» **TASK OBJECTIVE**
Extract the whole listing as it stands. Do not include the pictures.
[start RECORDED DATA]
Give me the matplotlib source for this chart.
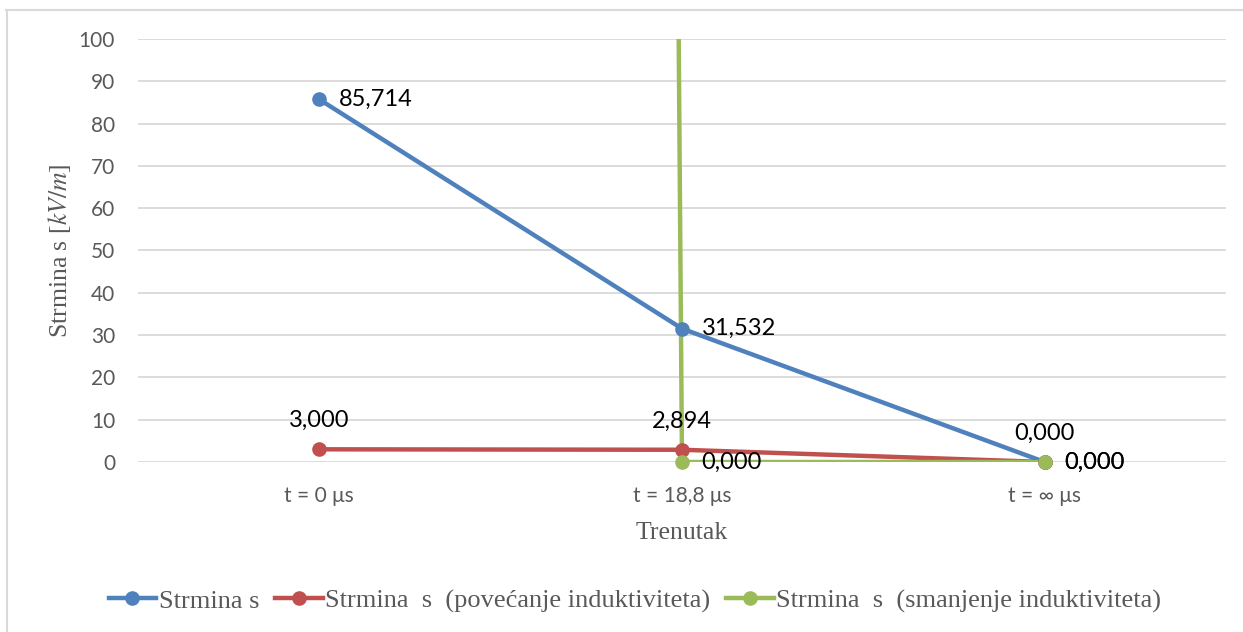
import matplotlib
matplotlib.use("Agg")
import matplotlib.pyplot as plt
from matplotlib.lines import Line2D

plt.rcParams['mathtext.fontset'] = 'stix'

# podaci
kategorije = ["t = 0 μs", "t = 18,8 μs", "t = ∞ μs"]
strmina = [85.714, 31.532, 0.0]
strmina_povecanje = [3.000, 2.894, 0.0]
strmina_smanjenje = [11000.0, 0.0, 0.0]

nazivi = ["Strmina s",
          "Strmina  s  (povećanje induktiviteta)",
          "Strmina  s  (smanjenje induktiviteta)"]
boje = ["#4F81BD", "#C0504D", "#9BBB59"]

SIVA = "#595959"
GRID = "#D9D9D9"
sans = "Lato"
serif = "Liberation Serif"
YMAX = 100

fig = plt.figure(figsize=(12.43, 6.32), dpi=100)
ax = fig.add_axes([138 / 1243, 1 - 462 / 632, 1088 / 1243, 423 / 632])

x = list(range(len(kategorije)))
serije = [strmina, strmina_povecanje, strmina_smanjenje]
for vrijednosti, boja in zip(serije, boje):
    ax.plot(x, vrijednosti, color=boja, lw=3.2, solid_capstyle="round")
    # markeri samo za tocke unutar osi, da se ne odrezu na nuli
    xs = [i for i, v in zip(x, vrijednosti) if 0 <= v <= YMAX]
    ys = [v for v in vrijednosti if 0 <= v <= YMAX]
    ax.plot(xs, ys, ls="none", marker="o", ms=9.5, color=boja, clip_on=False,
            zorder=3)

ax.set_xlim(-0.5, 2.5)
ax.set_ylim(0, YMAX)
ax.set_yticks(range(0, YMAX + 1, 10))
ax.set_xticks(x)
ax.set_xticklabels(kategorije)
ax.tick_params(axis="both", length=0, labelsize=15, colors=SIVA)
ax.tick_params(axis="y", pad=16.5)
ax.tick_params(axis="x", pad=17)
for lbl in ax.get_xticklabels() + ax.get_yticklabels():
    lbl.set_fontfamily(sans)
ax.grid(axis="y", color=GRID, lw=1.3)
ax.set_axisbelow(True)
for s in ax.spines.values():
    s.set_visible(False)

ax.set_ylabel("Strmina s [$kV/m$]", fontfamily=serif, fontsize=18.5,
              color=SIVA, labelpad=4)
ax.set_xlabel("Trenutak", fontfamily=serif, fontsize=18.5, color=SIVA,
              labelpad=12)

# oznake vrijednosti
def fmt(v):
    return f"{v:.3f}".replace(".", ",")

lab = dict(fontfamily=sans, fontsize=17, color="black")
desno = dict(xytext=(14, 0), textcoords="offset points", ha="left",
             va="center", **lab)
gore = dict(xytext=(0, 13), textcoords="offset points", ha="center",
            va="bottom", **lab)

ax.annotate(fmt(strmina[0]), (0, strmina[0]), **desno)
ax.annotate(fmt(strmina[1]), (1, strmina[1]), **desno)
ax.annotate(fmt(strmina[2]), (2, strmina[2]), **gore)
for i in range(2):
    ax.annotate(fmt(strmina_povecanje[i]), (i, strmina_povecanje[i]), **gore)
ax.annotate(fmt(strmina_povecanje[2]), (2, strmina_povecanje[2]), **desno)
for i in (1, 2):
    ax.annotate(fmt(strmina_smanjenje[i]), (i, strmina_smanjenje[i]), **desno)

# legenda
rucke = [Line2D([], [], color=b, lw=3.2, marker="o", ms=9.5) for b in boje]
leg = fig.legend(rucke, nazivi, loc="center",
                 bbox_to_anchor=(635 / 1243, 1 - 601 / 632),
                 ncol=3, frameon=False, handlelength=1.8, handletextpad=0.1,
                 columnspacing=0.6,
                 prop={"family": serif, "size": 19})
for t in leg.get_texts():
    t.set_color(SIVA)

# okvir
fig.add_artist(Line2D([6 / 1243, 1], [1 - 10 / 632, 1 - 10 / 632],
                      color=GRID, lw=1.5, transform=fig.transFigure))
fig.add_artist(Line2D([6.5 / 1243, 6.5 / 1243], [0, 1 - 10 / 632],
                      color=GRID, lw=1.5, transform=fig.transFigure))

fig.savefig("out.png", dpi=100)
[end RECORDED DATA]
» **ANSWER TO THE PROBLEM**
Give me the matplotlib source for this chart.
import matplotlib
matplotlib.use("Agg")
import matplotlib.pyplot as plt
from matplotlib.lines import Line2D

plt.rcParams['mathtext.fontset'] = 'stix'

# podaci
kategorije = ["t = 0 μs", "t = 18,8 μs", "t = ∞ μs"]
strmina = [85.714, 31.532, 0.0]
strmina_povecanje = [3.000, 2.894, 0.0]
strmina_smanjenje = [11000.0, 0.0, 0.0]

nazivi = ["Strmina s",
          "Strmina  s  (povećanje induktiviteta)",
          "Strmina  s  (smanjenje induktiviteta)"]
boje = ["#4F81BD", "#C0504D", "#9BBB59"]

SIVA = "#595959"
GRID = "#D9D9D9"
sans = "Lato"
serif = "Liberation Serif"
YMAX = 100

fig = plt.figure(figsize=(12.43, 6.32), dpi=100)
ax = fig.add_axes([138 / 1243, 1 - 462 / 632, 1088 / 1243, 423 / 632])

x = list(range(len(kategorije)))
serije = [strmina, strmina_povecanje, strmina_smanjenje]
for vrijednosti, boja in zip(serije, boje):
    ax.plot(x, vrijednosti, color=boja, lw=3.2, solid_capstyle="round")
    # markeri samo za tocke unutar osi, da se ne odrezu na nuli
    xs = [i for i, v in zip(x, vrijednosti) if 0 <= v <= YMAX]
    ys = [v for v in vrijednosti if 0 <= v <= YMAX]
    ax.plot(xs, ys, ls="none", marker="o", ms=9.5, color=boja, clip_on=False,
            zorder=3)

ax.set_xlim(-0.5, 2.5)
ax.set_ylim(0, YMAX)
ax.set_yticks(range(0, YMAX + 1, 10))
ax.set_xticks(x)
ax.set_xticklabels(kategorije)
ax.tick_params(axis="both", length=0, labelsize=15, colors=SIVA)
ax.tick_params(axis="y", pad=16.5)
ax.tick_params(axis="x", pad=17)
for lbl in ax.get_xticklabels() + ax.get_yticklabels():
    lbl.set_fontfamily(sans)
ax.grid(axis="y", color=GRID, lw=1.3)
ax.set_axisbelow(True)
for s in ax.spines.values():
    s.set_visible(False)

ax.set_ylabel("Strmina s [$kV/m$]", fontfamily=serif, fontsize=18.5,
              color=SIVA, labelpad=4)
ax.set_xlabel("Trenutak", fontfamily=serif, fontsize=18.5, color=SIVA,
              labelpad=12)

# oznake vrijednosti
def fmt(v):
    return f"{v:.3f}".replace(".", ",")

lab = dict(fontfamily=sans, fontsize=17, color="black")
desno = dict(xytext=(14, 0), textcoords="offset points", ha="left",
             va="center", **lab)
gore = dict(xytext=(0, 13), textcoords="offset points", ha="center",
            va="bottom", **lab)

ax.annotate(fmt(strmina[0]), (0, strmina[0]), **desno)
ax.annotate(fmt(strmina[1]), (1, strmina[1]), **desno)
ax.annotate(fmt(strmina[2]), (2, strmina[2]), **gore)
for i in range(2):
    ax.annotate(fmt(strmina_povecanje[i]), (i, strmina_povecanje[i]), **gore)
ax.annotate(fmt(strmina_povecanje[2]), (2, strmina_povecanje[2]), **desno)
for i in (1, 2):
    ax.annotate(fmt(strmina_smanjenje[i]), (i, strmina_smanjenje[i]), **desno)

# legenda
rucke = [Line2D([], [], color=b, lw=3.2, marker="o", ms=9.5) for b in boje]
leg = fig.legend(rucke, nazivi, loc="center",
                 bbox_to_anchor=(635 / 1243, 1 - 601 / 632),
                 ncol=3, frameon=False, handlelength=1.8, handletextpad=0.1,
                 columnspacing=0.6,
                 prop={"family": serif, "size": 19})
for t in leg.get_texts():
    t.set_color(SIVA)

# okvir
fig.add_artist(Line2D([6 / 1243, 1], [1 - 10 / 632, 1 - 10 / 632],
                      color=GRID, lw=1.5, transform=fig.transFigure))
fig.add_artist(Line2D([6.5 / 1243, 6.5 / 1243], [0, 1 - 10 / 632],
                      color=GRID, lw=1.5, transform=fig.transFigure))

fig.savefig("out.png", dpi=100)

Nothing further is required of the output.